Les habitants des tentes ont tous une histoire différentes. Ils sont Syriens, Afghans, Macédoniens, Tchétchènes ou Géorgiens. Certains sont seuls, d'autres en famille avec de jeunes enfants. Un jeune afghan a obtenu récemment le statut de réfugié avec son frère.
Certains ont fait une demande d'asile et attendent la fin de cette procédure pour savoir s'ils pourront rester sur le sol français. Tous appellent régulièrement le 115 pour trouver une place d'hébergement d'urgence, sans succès.
Nous n'avons pas vraiment de droits. C'est dur quand il fait chaud et que nous n'arrivons pas à dormir dans les tentes. Nous n'avons pas assez d'eau, nous ne pouvons pas prendre de douche.
Seda Jasharova, Macédonienne de 14 ans
Une délégation de sans-abris et de militants a ensuite pu être reçue en mairie.
Nicolas Fuchs est le coordinateur de Médecins du monde Alsace, et il connait bien la situation des sans-abris à Strasbourg et au-delà. "Il y a des centaines de personnes qui vivent sans toit, ce campement est très visible donc il y a une fixation dessus, et particulièrement avec le 14 juillet et les risques pour les résidents. C'est indigne, inacceptable et insécure de laisser ces personnes vivre dans l'espace public dans ces conditions, ça ne peut pas durer."
Il explique que les habitants des tentes n'ont pas accès à des douches, que le ramassage des déchets n'a pas été envisagé et que pour tout le reste, ce sont les associations qui pallie les manques, avec de l'aide alimentaire, des maraudes et un accompagnement social pour les démarches administratives ou médicales dont certains ont besoin. "Nous avons demandé une garantie à la ville pour trouver une solution pérenne pour tous ces gens", explique Nicolas Fuchs.
Mais le temps presse. "Le démantèlement du camp aura sans doute lieu mardi ou mercredi, puisque la place doit être vide pour accueillir les feux d'artifice du jeudi 14 juillet. Moi je suis vraiment en colère que la ville ne saisisse de l'affaire qu'à l'approche du 14 juillet et pas avant!"
La mise à l'abri doit être faite par l'Etat, mais l'accès à des sanitaires, à un point d'eau est à la charge de la mairie. "La ville peut faire beaucoup pour la dignité et les conditions de vie, c'est pour ça que nous sommes allés la voir".
Il craint aussi le recours à la force pendant le démantèlement. "Cet hiver, un gymnase a été évacué, les gens n'ont eu que peu d'informations sur leurs droits, et les prises en charge n'étaient pas adaptées. Et souvent l'usage de la force est excessif, ça met les gens en panique et ils ne comprennent plus ce qu'ils doivent faire", s'inquiète le responsable de Médecins du monde.

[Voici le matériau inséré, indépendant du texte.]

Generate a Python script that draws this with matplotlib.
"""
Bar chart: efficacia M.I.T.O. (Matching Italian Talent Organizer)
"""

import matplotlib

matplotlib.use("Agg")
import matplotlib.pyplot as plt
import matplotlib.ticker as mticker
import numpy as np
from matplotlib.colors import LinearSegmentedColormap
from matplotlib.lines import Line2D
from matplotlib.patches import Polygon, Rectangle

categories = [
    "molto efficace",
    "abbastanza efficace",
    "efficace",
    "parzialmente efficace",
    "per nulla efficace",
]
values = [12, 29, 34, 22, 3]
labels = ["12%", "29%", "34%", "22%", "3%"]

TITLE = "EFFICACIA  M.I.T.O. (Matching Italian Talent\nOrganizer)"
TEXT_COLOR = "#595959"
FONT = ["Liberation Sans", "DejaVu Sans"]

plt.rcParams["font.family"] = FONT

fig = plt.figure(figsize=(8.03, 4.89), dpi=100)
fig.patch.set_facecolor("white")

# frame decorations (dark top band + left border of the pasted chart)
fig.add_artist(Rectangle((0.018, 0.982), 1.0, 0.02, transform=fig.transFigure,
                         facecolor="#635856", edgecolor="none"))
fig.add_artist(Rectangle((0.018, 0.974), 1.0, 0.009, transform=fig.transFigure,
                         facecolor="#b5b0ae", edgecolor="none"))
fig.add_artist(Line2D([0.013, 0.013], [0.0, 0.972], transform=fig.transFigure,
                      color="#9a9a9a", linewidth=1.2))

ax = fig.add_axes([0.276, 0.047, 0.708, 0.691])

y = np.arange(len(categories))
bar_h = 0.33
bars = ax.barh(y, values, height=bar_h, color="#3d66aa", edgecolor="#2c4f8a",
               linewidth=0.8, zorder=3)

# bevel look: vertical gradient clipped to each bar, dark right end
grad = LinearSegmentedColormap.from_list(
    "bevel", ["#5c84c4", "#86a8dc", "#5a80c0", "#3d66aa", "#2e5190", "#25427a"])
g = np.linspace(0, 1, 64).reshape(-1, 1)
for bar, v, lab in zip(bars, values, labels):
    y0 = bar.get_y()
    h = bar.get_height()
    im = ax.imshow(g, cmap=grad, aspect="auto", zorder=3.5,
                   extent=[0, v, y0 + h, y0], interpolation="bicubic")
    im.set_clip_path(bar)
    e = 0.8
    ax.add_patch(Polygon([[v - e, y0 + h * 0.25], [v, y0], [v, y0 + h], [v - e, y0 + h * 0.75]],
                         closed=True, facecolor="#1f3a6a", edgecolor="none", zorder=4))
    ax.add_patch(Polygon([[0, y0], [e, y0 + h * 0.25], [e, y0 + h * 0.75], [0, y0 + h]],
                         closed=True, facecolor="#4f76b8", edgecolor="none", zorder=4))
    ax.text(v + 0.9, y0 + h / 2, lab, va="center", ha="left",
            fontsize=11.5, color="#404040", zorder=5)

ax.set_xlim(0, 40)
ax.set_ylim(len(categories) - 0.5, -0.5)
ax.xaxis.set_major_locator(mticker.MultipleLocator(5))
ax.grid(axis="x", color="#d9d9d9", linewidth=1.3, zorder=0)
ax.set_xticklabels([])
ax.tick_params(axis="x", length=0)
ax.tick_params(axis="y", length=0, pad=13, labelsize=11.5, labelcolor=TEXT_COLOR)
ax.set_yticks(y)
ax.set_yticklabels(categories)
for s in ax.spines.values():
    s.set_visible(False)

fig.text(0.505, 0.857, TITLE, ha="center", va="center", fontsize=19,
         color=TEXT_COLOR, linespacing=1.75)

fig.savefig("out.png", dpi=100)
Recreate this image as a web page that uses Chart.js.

Une situation qui se dégrade sur Strasbourg
La situation sur Strasbourg est en train d'exploser, selon Médecins du monde : les militants qui font des maraudes rencontrent toujours plus de personnes, le nombre de squats se multiplie, il y a plusieurs centaines de tentes dans l'Eurométropole.
Dans le même temps, 700 à 1.000 places hôtelières (hébergement d'urgence en hôtel) vont disparaitre d'ici la fin de l'année, 10.000 dans toute la France. "Ce processus commence chez nous, on est particulièrement inquiets", dit Nicolas Fuchs. "Est-ce qu'on veut augmenter encore les squats ? Je pense que la stratégie c'est de miser sur le fait qu'ils vont partir dans un autre département, ou dans leur pays. Dans tous les cas, on crée de l'errance."
Ce qui reviendrait à déplacer les problèmes, sans les résoudre.
Lundi 11 juillet, les huissiers sont venus sur le campement place de l'Etoile. Le démantèlement est imminent.